The 44th Annual Southeast Emmy Awards will be held on Saturday, June 16, 2018, at the Grand Hyatt Buckhead in Atlanta, Georgia. Hosted by CNN’s Anchor Fredricka Whitfield, the Southeast EMMY Awards categories honor journalists, television producers, photographers, documentary filmmakers, and others making a positive difference by connecting audiences with new ideas and trusted information.
“I am honored to receive my first Emmy nomination for ‘Down Home Gospel,’” says Williams, a 19-time Stellar Gospel Music Award winner who has been singing since the age of 6. “I feel blessed to share my story and my family’s story with the world. I love gospel music, and I am on a mission to preserve its roots and culture globally.”

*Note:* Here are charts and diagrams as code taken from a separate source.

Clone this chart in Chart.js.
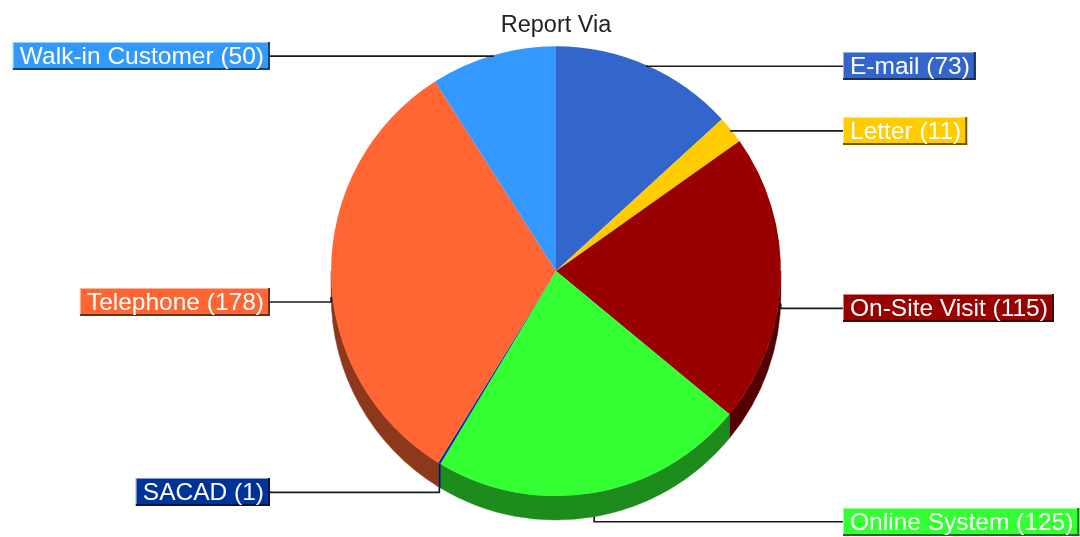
<!DOCTYPE html>
<html>
<head>
<meta charset="utf-8">
<script src="https://cdn.jsdelivr.net/npm/chart.js@4.4.1/dist/chart.umd.min.js"></script>
<style>
  html, body { margin: 0; padding: 0; background: #fff; }
  #wrap { width: 1080px; height: 537px; position: relative; }
</style>
</head>
<body>
<div id="wrap"><canvas id="pie"></canvas></div>
<script>
const categories = ['E-mail', 'Letter', 'On-Site Visit', 'Online System', 'SACAD', 'Telephone', 'Walk-in Customer'];
const counts = [73, 11, 115, 125, 1, 178, 50];
const sliceColors = ['#3366CC', '#FFCC00', '#990000', '#33FF33', '#003399', '#FF6633', '#3399FF'];

const DEPTH = 24;
const LABEL_FONT = '24.5px "Liberation Sans", Arial, sans-serif';

const shade = (hex, f, toWhite) => {
  const n = parseInt(hex.slice(1), 16);
  const ch = [(n >> 16) & 255, (n >> 8) & 255, n & 255].map(c =>
    Math.round(toWhite ? c + (255 - c) * f : c * f));
  return `rgb(${ch.join(',')})`;
};

// side wall of the pie, drawn under the top surface
const pieDepth = {
  id: 'pieDepth',
  beforeDatasetsDraw(chart) {
    const { ctx } = chart;
    const meta = chart.getDatasetMeta(0);
    ctx.save();
    meta.data.forEach((arc, i) => {
      const { x, y, startAngle, endAngle, outerRadius } =
        arc.getProps(['x', 'y', 'startAngle', 'endAngle', 'outerRadius'], true);
      const a = Math.max(startAngle, 0);
      const b = Math.min(endAngle, Math.PI);
      if (b <= a) return;
      const c = shade(sliceColors[i], 0.55);
      ctx.fillStyle = c;
      ctx.strokeStyle = c;
      ctx.lineWidth = 0.5;
      ctx.beginPath();
      ctx.arc(x, y, outerRadius, a, b);
      ctx.arc(x, y + DEPTH, outerRadius, b, a, true);
      ctx.closePath();
      ctx.fill();
      ctx.stroke();
    });
    ctx.restore();
  }
};

// boxed labels with leader lines
const pieLabels = {
  id: 'pieLabels',
  afterDatasetsDraw(chart) {
    const { ctx } = chart;
    const meta = chart.getDatasetMeta(0);
    ctx.save();
    ctx.font = LABEL_FONT;
    ctx.textBaseline = 'middle';
    meta.data.forEach((arc, i) => {
      const { x, y, startAngle, endAngle, outerRadius } =
        arc.getProps(['x', 'y', 'startAngle', 'endAngle', 'outerRadius'], true);
      const mid = (startAngle + endAngle) / 2;
      const mx = x + outerRadius * Math.cos(mid);
      const my = y + outerRadius * Math.sin(mid);
      const lower = Math.sin(mid) > 0;
      const edgeY = lower ? my + DEPTH : my;
      const ly = lower ? my + DEPTH + 5 : my + 1;
      const right = Math.cos(mid) > 0;

      const text = `${categories[i]} (${counts[i]})`;
      const tw = ctx.measureText(text).width;
      const bw = tw + 13, bh = 28;
      const bx = right ? 843 : 270 - bw;
      const by = Math.round(ly - bh / 2);

      // leader line
      ctx.strokeStyle = '#1a1a1a';
      ctx.lineWidth = 1.7;
      ctx.beginPath();
      ctx.moveTo(right ? bx : bx + bw, ly);
      ctx.lineTo(mx, ly);
      ctx.lineTo(mx, edgeY);
      ctx.stroke();

      // box with bevel
      const col = sliceColors[i];
      ctx.fillStyle = col;
      ctx.fillRect(bx, by, bw, bh);
      ctx.fillStyle = shade(col, 0.5, true);
      ctx.fillRect(bx, by, bw, 1);
      ctx.fillRect(bx, by, 1, bh);
      ctx.fillStyle = shade(col, 0.45);
      ctx.fillRect(bx, by + bh - 2, bw, 2);
      ctx.fillRect(bx + bw - 2, by, 2, bh);

      ctx.fillStyle = '#fff';
      ctx.textAlign = 'left';
      ctx.fillText(text, bx + 7, by + bh / 2 + 1);
    });
    ctx.restore();
  }
};

new Chart(document.getElementById('pie'), {
  type: 'pie',
  data: {
    labels: categories,
    datasets: [{
      data: counts,
      backgroundColor: sliceColors,
      borderWidth: 0,
    }],
  },
  options: {
    responsive: true,
    maintainAspectRatio: false,
    animation: false,
    layout: { padding: { left: 331, right: 299, top: 2, bottom: 41 } },
    plugins: {
      legend: { display: false },
      tooltip: { enabled: false },
      title: {
        display: true,
        text: 'Report Via',
        color: '#222',
        font: { family: '"Liberation Sans", Arial, sans-serif', size: 23.5, weight: 'normal' },
        padding: { top: 9, bottom: 7 },
      },
    },
  },
  plugins: [pieDepth, pieLabels],
});
</script>
</body>
</html>
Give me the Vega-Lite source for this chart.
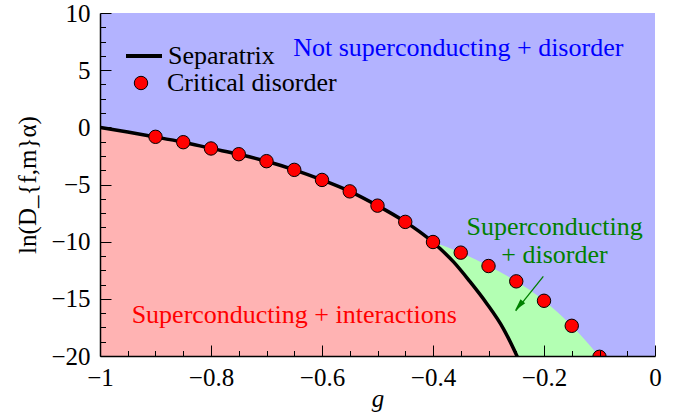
{
  "$schema": "https://vega.github.io/schema/vega-lite/v6.json",
  "width": 555,
  "height": 343,
  "autosize": {"type": "none"},
  "padding": {"left": 100, "top": 13, "right": 27, "bottom": 63},
  "background": "white",
  "view": {"fill": "#b3b3ff", "stroke": null},
  "config": {
    "font": "Liberation Serif",
    "text": {"font": "Liberation Serif"},
    "axis": {"labelFont": "Liberation Serif", "titleFont": "Liberation Serif"},
    "legend": {"labelFont": "Liberation Serif", "labelFontSize": 26, "labelColor": "black", "padding": 0, "labelLimit": 0}
  },
  "datasets": {
    "sep": [
      {"g": -1, "y": 0.0},
      {"g": -0.95, "y": -0.41},
      {"g": -0.9, "y": -0.84},
      {"g": -0.85, "y": -1.3},
      {"g": -0.8, "y": -1.84},
      {"g": -0.75, "y": -2.36},
      {"g": -0.7, "y": -2.97},
      {"g": -0.65, "y": -3.72},
      {"g": -0.6, "y": -4.6},
      {"g": -0.55, "y": -5.6},
      {"g": -0.5, "y": -6.85},
      {"g": -0.45, "y": -8.27},
      {"g": -0.425, "y": -9.1},
      {"g": -0.4, "y": -10.05},
      {"g": -0.3874, "y": -10.6},
      {"g": -0.3634, "y": -11.75},
      {"g": -0.3333, "y": -13.5},
      {"g": -0.3033, "y": -15.4},
      {"g": -0.2733, "y": -17.6},
      {"g": -0.2492, "y": -19.95},
      {"g": -0.245, "y": -20.4}
    ],
    "crit": [
      {"g": -0.9, "y": -0.83},
      {"g": -0.85, "y": -1.3},
      {"g": -0.8, "y": -1.85},
      {"g": -0.75, "y": -2.35},
      {"g": -0.7, "y": -2.96},
      {"g": -0.65, "y": -3.72},
      {"g": -0.6, "y": -4.6},
      {"g": -0.55, "y": -5.6},
      {"g": -0.5, "y": -6.85},
      {"g": -0.45, "y": -8.27},
      {"g": -0.4, "y": -10.03},
      {"g": -0.35, "y": -10.96},
      {"g": -0.3, "y": -12.13},
      {"g": -0.25, "y": -13.47},
      {"g": -0.2, "y": -15.17},
      {"g": -0.15, "y": -17.36},
      {"g": -0.1, "y": -20.07}
    ]
  },
  "encoding": {
    "x": {
      "field": "g", "type": "quantitative",
      "scale": {"domain": [-1, 0], "nice": false, "zero": false},
      "axis": {
        "title": "g", "titleFont": "Liberation Serif", "titleFontStyle": "italic", "titleFontWeight": "normal", "titleFontSize": 25, "titleColor": "black",
        "titleY": 50, "titleBaseline": "alphabetic",
        "values": [-1, -0.95, -0.9, -0.85, -0.8, -0.75, -0.7, -0.65, -0.6, -0.55, -0.5, -0.45, -0.4, -0.35, -0.3, -0.25, -0.2, -0.15, -0.1, -0.05, 0],
        "labelExpr": "abs(datum.value*5 - round(datum.value*5)) < 0.001 ? format(datum.value, '~g') : ''",
        "labelFlush": false, "labelOverlap": false, "labelBound": false,
        "labelFont": "Liberation Serif", "labelFontSize": 25, "labelColor": "black", "labelPadding": 20, "labelBaseline": "top",
        "tickSize": {"condition": {"test": "abs(datum.value*5 - round(datum.value*5)) < 0.001", "value": -11}, "value": -5.5},
        "tickColor": "black", "tickWidth": 1, "domainColor": "black", "domainWidth": 1.5, "grid": false, "zindex": 1
      }
    },
    "y": {
      "field": "y", "type": "quantitative",
      "scale": {"domain": [-20, 10], "nice": false, "zero": false},
      "axis": {
        "title": "ln(D_{f,m}α)", "titleFont": "Liberation Serif", "titleFontWeight": "normal", "titleFontSize": 25, "titleColor": "black",
        "titleX": -65, "titleBaseline": "alphabetic",
        "values": [-20, -18.75, -17.5, -16.25, -15, -13.75, -12.5, -11.25, -10, -8.75, -7.5, -6.25, -5, -3.75, -2.5, -1.25, 0, 1.25, 2.5, 3.75, 5, 6.25, 7.5, 8.75, 10],
        "labelExpr": "abs(datum.value/5 - round(datum.value/5)) < 0.001 ? format(datum.value, '~g') : ''",
        "labelFlush": false, "labelOverlap": false, "labelBound": false,
        "labelFont": "Liberation Serif", "labelFontSize": 25, "labelColor": "black", "labelPadding": 21,
        "tickSize": {"condition": {"test": "abs(datum.value/5 - round(datum.value/5)) < 0.001", "value": -11}, "value": -5.5},
        "tickColor": "black", "tickWidth": 1, "domainColor": "black", "domainWidth": 1.5, "grid": false, "zindex": 1
      }
    }
  },
  "layer": [
    {
      "data": {"name": "crit"},
      "transform": [{"filter": "datum.g >= -0.4"}],
      "mark": {"type": "area", "color": "#b3ffb3", "interpolate": "monotone", "clip": true},
      "encoding": {"y2": {"datum": -20}}
    },
    {
      "data": {"name": "sep"},
      "mark": {"type": "area", "color": "#ffb3b3", "interpolate": "monotone", "clip": true},
      "encoding": {"y2": {"datum": -20}}
    },
    {
      "data": {"name": "sep"},
      "mark": {"type": "line", "strokeWidth": 3.5, "interpolate": "monotone", "clip": true},
      "encoding": {
        "color": {
          "datum": "Separatrix",
          "scale": {"domain": ["Separatrix"], "range": ["black"]},
          "legend": {"orient": "none", "legendX": 24, "legendY": 23, "title": null, "symbolType": "stroke", "symbolSize": 1296, "symbolStrokeWidth": 4, "labelOffset": 4, "padding": 0, "labelFont": "Liberation Serif", "labelLimit": 0}
        }
      }
    },
    {
      "data": {"name": "crit"},
      "mark": {"type": "point", "shape": "circle", "filled": true, "size": 180, "stroke": "black", "strokeWidth": 1, "opacity": 1, "clip": true},
      "encoding": {
        "fill": {
          "datum": "Critical disorder",
          "scale": {"domain": ["Critical disorder"], "range": ["red"]},
          "legend": {"orient": "none", "legendX": 28, "legendY": 57, "title": null, "symbolType": "circle", "symbolSize": 180, "symbolStrokeColor": "black", "symbolStrokeWidth": 1, "symbolOpacity": 1, "labelOffset": 13, "padding": 0, "labelFont": "Liberation Serif", "labelLimit": 0}
        }
      }
    },
    {
      "data": {"values": [{"g": -0.652, "y": 6.24, "text": "Not superconducting + disorder"}]},
      "mark": {"type": "text", "font": "Liberation Serif", "align": "left", "baseline": "alphabetic", "fontSize": 26, "color": "#0000ff"},
      "encoding": {"text": {"field": "text"}}
    },
    {
      "data": {"values": [{"g": -0.943, "y": -17.14, "text": "Superconducting + interactions"}]},
      "mark": {"type": "text", "font": "Liberation Serif", "align": "left", "baseline": "alphabetic", "fontSize": 26, "color": "#ff0000"},
      "encoding": {"text": {"field": "text"}}
    },
    {
      "data": {"values": [{"g": -0.181, "y": -9.42, "text": "Superconducting"}, {"g": -0.181, "y": -11.89, "text": "+ disorder"}]},
      "mark": {"type": "text", "font": "Liberation Serif", "align": "center", "baseline": "alphabetic", "fontSize": 26, "color": "#008000"},
      "encoding": {"text": {"field": "text"}}
    },
    {
      "data": {"values": [{"g": -0.2012, "y": -13.04, "g2": -0.251, "y2": -16.05}]},
      "mark": {"type": "rule", "color": "#008000", "strokeWidth": 1.3},
      "encoding": {"x2": {"field": "g2"}, "y2": {"field": "y2"}}
    },
    {
      "data": {"values": [{"g": -0.2452, "y": -15.62}]},
      "mark": {"type": "point", "shape": "M0,-1L0.5,1L-0.5,1Z", "angle": 220, "size": 150, "filled": true, "color": "#008000", "opacity": 1}
    }
  ]
}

In “Down Home Gospel,” Williams’ acoustic band performs a stirring set, ranging from freedom songs to his own Gospel hits, including “Cooling Water.” He also talks about his humble beginnings in Mississippi, his parents, three sisters, and seven brothers (one brother died a few months after birth, and his brother Frank, who founded the Mississippi Mass Choir, passed away in 1993). He also shares stories about the family’s musical legacy, from the Little Williams Brothers to the Sensational Williams Brothers to the Williams Brothers to Melvin’s solo career, and how his brothers Frank and Huey of the famed Jackson Southernaires influenced his career. The 60-minute documentary features music from Williams’ ninth solo album, “Melvin Williams: Down Home Gospel,” which will be released this fall.
The documentary also features Melvin’s version of the classic “Go Down Moses,” which was described as “a Santana-esque Spanish guitar and Mavis Staples performance all rolled into one” by Don Allan Mitchell, Chair of Language & Literature at Delta State University, at two recent GRAMMY Museum concerts in Los Angeles and Mississippi.
“Growing up, we lived in a four-bedroom house built from the ground up by my dad, Leon ‘Pop’ Williams—a carpenter and brick mason—on more than 100 acres of farmland,” says Williams, a seven-time Grammy Award nominee. “I still reside on ten acres of that land. My dad had a farm and a garden. We grew and ate all of our food from our farm including Irish potatoes, sweet potatoes, corn, string beans, okra, tomatoes, peanuts and more. We also raised cows, hogs, chickens, mules, and horses.
“The one thing I wasn’t too fond of as a young kid was picking cotton,” Melvin continues. “After we reached a certain age and size, my father expected us to pick one hundred pounds of cotton each day. Though it was not my favorite thing to do, it taught me discipline and how to make ends meet. It also taught me how to connect and get along with people.”
“Down Home Gospel” is executive produced by Williams, Bridget Fleury, Ronnie Agnew and John Gibson; and produced by Fleury and Taiwo Gaynor. The Melvin Williams band is led by Music Director Stan Jones with a special performance by the Jubilee Performing Arts Chamber Choir, a multicultural youth choir of McComb, Mississippi, led by Music Directors Terrance Alexander and Elliott Johnson.
In 2015, Williams launched his two-hour nationally syndicated weekly radio show “Down Home Gospel,” which airs Sundays from 4 to 6 p.m. EST in more than 70 markets on the Rejoice Musical Soul Food Network.
Williams has shared the stage with gospel and soul greats Stevie Wonder, Al Green, Clarence Fountain and the Blind Boys of Alabama, Smokey Robinson, Aaron Neville, and Aretha Franklin, with whom he has made numerous special concert appearances, including performances at the White House for President Obama and former First Lady Michelle Obama.
Williams’ global multi-media platform also includes the initiative Preserve Traditional Gospel Music, which he co-founded with Bridget Fleury, his manager and business partner. “Documenting Gospel music history and having the artists share their own stories is imperative for future generations,” says Fleury. “I am grateful to be nominated for an EMMY Award as a producer on this project.”
In 2011, Williams was appointed as the United States Music Ambassador to the U.S. Department of State global initiative The Rhythm Road: American Music Abroad, in partnership with Jazz at Lincoln Center.